Di awal tahun ini hampir seluruhnya Bank Kredit Desa (BKD) di wilayah Kabupaten Banyumas memiliki beberapa permasalahan mendasar yang sama pada isu status kepemilikan yang tidak jelas dan tidak memiliki status badan hukum dalam menghadapi perubahan baru di wilayah kebijakan regulasi perbankan nasional saat ini. Isu kepemilikan dan badan hukum BKD inilah menjadikan perhatian yang serius dari seluruh Pemerintah Desa yang mempunyai BKD di wilayahnya masing-masing karena notabene lahir dari usaha milik kelompok masyarakat desa yang pada saat itu terbentuk melalui lumbung desa.

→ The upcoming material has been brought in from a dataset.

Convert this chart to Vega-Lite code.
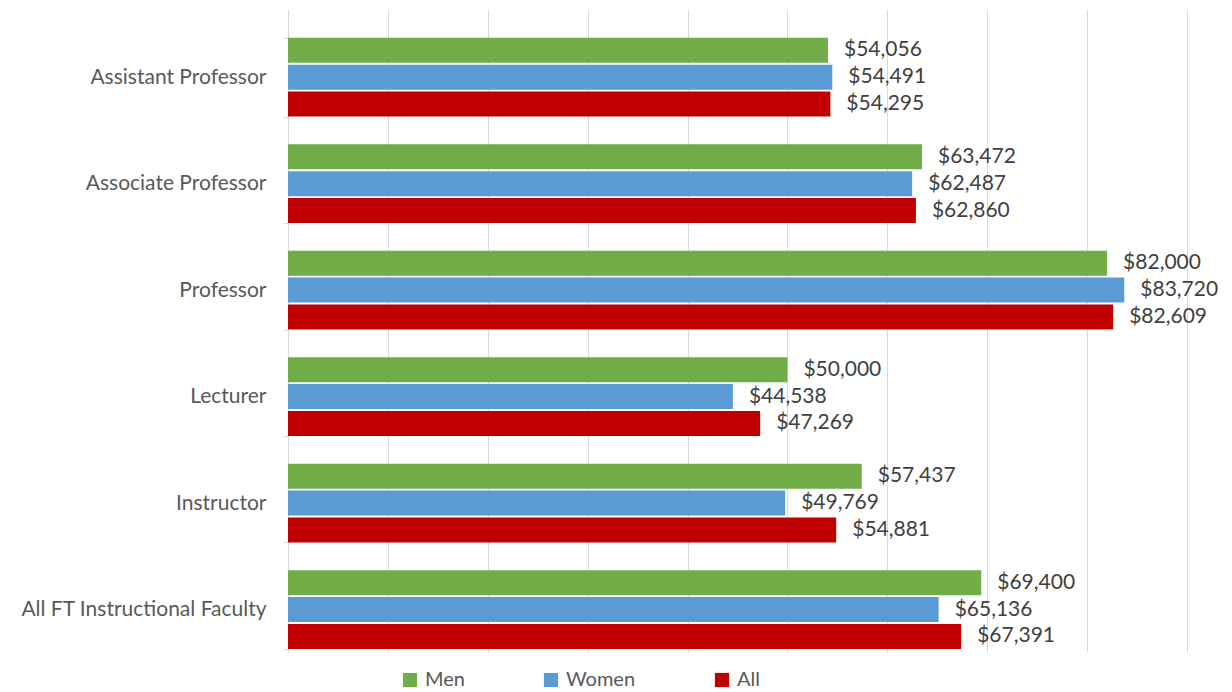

Semangat masyarakat desa bersama-sama Pemerintah Desa nya mendirikan “lumbung desa” pada saat itu sangatlah kuat guna mendorong pembangunan ekonomi di wilayahnya dengan harapan agar Lumbung Desa ini nantinya bisa membantu dan memberikan pelayanan kebutuhan kredit khusus kepada penduduk desa yang mempunyai usaha kecil agar dapat berkembang dengan baik untuk meningkatkan kesejahteraan masyarakat.
Bagi Desa Wlahar Wetan sendiri, Keberadaan BKD saat ini dirasakan sangat membantu pada masyarakatnya dalam meningkatkan kesejahteraan rakyat khususnya usaha skala kecil dan menengah sebagai penunjang ekonomi di desa kami. Untuk itulah kami ingin menyelesaikan terlebih dahulu isu-isu tersebut diatas mengingat hal ini menjadi syarat awal BKD dalam melakukan proses transformasi untuk memasuki kebijakan regulasi perbankan melalui unit usaha BUMDes.

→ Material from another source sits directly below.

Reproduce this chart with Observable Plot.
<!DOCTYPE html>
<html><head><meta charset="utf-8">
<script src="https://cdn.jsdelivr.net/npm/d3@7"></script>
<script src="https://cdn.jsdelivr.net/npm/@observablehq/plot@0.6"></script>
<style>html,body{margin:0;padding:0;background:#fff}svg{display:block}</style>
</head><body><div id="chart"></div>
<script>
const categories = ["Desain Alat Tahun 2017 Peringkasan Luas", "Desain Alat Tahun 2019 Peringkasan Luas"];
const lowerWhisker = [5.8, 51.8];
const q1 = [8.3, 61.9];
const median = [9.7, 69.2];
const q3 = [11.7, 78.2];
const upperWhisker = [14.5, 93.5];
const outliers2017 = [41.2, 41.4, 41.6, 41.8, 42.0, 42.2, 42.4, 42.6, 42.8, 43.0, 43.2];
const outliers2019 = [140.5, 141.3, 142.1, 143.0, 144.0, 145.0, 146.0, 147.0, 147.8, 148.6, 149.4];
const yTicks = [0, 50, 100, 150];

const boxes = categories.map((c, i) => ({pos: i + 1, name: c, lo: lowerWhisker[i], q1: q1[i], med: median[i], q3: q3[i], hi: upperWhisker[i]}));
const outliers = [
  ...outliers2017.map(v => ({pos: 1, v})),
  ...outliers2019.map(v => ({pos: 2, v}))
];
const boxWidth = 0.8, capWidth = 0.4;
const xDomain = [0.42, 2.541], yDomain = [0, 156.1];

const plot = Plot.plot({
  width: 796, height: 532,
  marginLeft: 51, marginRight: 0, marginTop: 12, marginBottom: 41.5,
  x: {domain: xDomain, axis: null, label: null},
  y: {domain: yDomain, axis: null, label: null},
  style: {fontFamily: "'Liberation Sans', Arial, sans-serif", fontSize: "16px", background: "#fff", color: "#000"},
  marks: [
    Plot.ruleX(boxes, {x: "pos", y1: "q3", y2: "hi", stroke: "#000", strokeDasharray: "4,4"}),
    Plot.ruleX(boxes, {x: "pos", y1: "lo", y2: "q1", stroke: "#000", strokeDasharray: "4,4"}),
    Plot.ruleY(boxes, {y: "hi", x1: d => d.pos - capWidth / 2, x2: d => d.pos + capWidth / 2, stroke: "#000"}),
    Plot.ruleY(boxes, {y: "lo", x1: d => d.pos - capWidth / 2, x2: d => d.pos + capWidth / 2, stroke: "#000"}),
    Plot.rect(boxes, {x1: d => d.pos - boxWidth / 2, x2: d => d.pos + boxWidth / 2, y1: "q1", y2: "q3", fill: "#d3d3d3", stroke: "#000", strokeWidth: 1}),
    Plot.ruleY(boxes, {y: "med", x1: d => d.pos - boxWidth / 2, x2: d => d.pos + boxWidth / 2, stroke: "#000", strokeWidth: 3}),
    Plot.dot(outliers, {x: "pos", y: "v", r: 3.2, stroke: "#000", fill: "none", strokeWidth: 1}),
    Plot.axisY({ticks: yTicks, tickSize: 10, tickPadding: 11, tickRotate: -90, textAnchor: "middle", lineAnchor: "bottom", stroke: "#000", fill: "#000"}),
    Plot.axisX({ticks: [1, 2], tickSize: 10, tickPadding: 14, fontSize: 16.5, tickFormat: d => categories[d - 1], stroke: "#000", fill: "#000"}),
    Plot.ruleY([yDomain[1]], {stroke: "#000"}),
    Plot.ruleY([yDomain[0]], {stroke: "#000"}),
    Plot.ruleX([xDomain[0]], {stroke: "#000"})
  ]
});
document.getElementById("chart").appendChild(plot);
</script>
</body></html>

Dikutip dari sambutan pengantar Menteri Desa, Pembangunan Daerah Tertinggal, dan Transmigrasi RI, Marwan Jafar pada sambutan pengantar di buku “KETAHAHANAN MASYARAKAT DESA” dan “BUMDES:SPIRIT USAHA KOLEKTIF DESA” mengatakan bahwa tantangan lainnya bagi pendamping desa nantinya adalah bersama-sama dengan Pemerintah Desa untuk bersinergi dalam melakukan transformasi hasil implementasi kebijakan usaha ekonomi desa yang selama ini masuk ke dalam praktis Kewenangan Lokal Berskala Desa, baik pada basis lokus Desa maupun Kawasan Perdesaan. UPK PNPM-Mandiri Perdesaan merupakan salah satu agenda pendirian/pembentukan BUM Desa Bersama pada basis lokus Kawasan Perdesaan (“Membangun Desa”), sedangkan BKD (Bank Kredit Desa) menghadapi persoalan transformasi dari berbagai bentuknya saat ini (BPR/Koperasi/PT) menuju LKM (Lembaga Keuangan Mikro) yang berpeluang menjadi Unit Usaha BUM Desa yang berbadan hukum.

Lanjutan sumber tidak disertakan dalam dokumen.